Ambassador of Germany to Mali
- In office 1994–1997
- Preceded by: Hans-Henning Bruhn
- Succeeded by: Karl Prinz

Ambassador of Germany to South Africa
- In office 2004–2007
- Preceded by: Anna-Margareta Peters
- Succeeded by: Dieter W. Haller

Personal details
- Born: 20 May 1942 (age 83) Munich, Germany

= Harro Adt =

German diplomat

Harro Adt (born 20 May 1942) is a German diplomat.

==Life and career==
Adt studied law in Tübingen, Munich, and Freiburg; He passed his first state examination in 1969. In 1972 he passed the second state examination and then went into foreign service.
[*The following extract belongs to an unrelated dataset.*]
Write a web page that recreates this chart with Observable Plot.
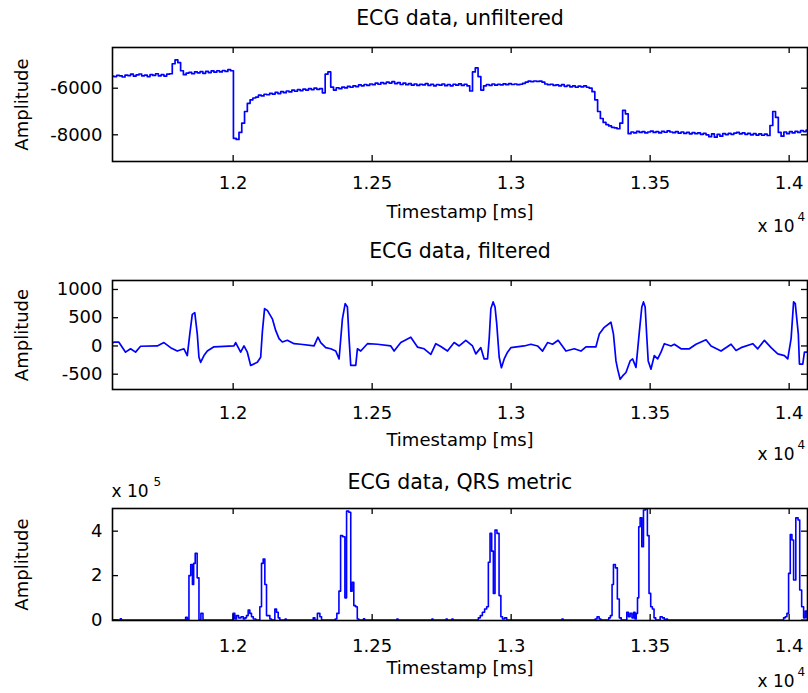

Adt was accredited in Kabul, Calcutta, Geneva, Paris, and Brussels. In 2003, he was Ministerial Director of Monsieur Afrique in the government of Gerhard Schröder. He was later appointed ambassador to South Africa and then the Federal Government's Africa Commissioner.

After serving as the ambassador to Mali, he traveled again to the Malian capital Bamako on 22 July 2003, together with the then State Secretary Jürgen Chrobog, in order to work with the Malian government to find a solution to the hostage-taking in the Sahara.

Adt is the father of the German business executive Katrin Adt.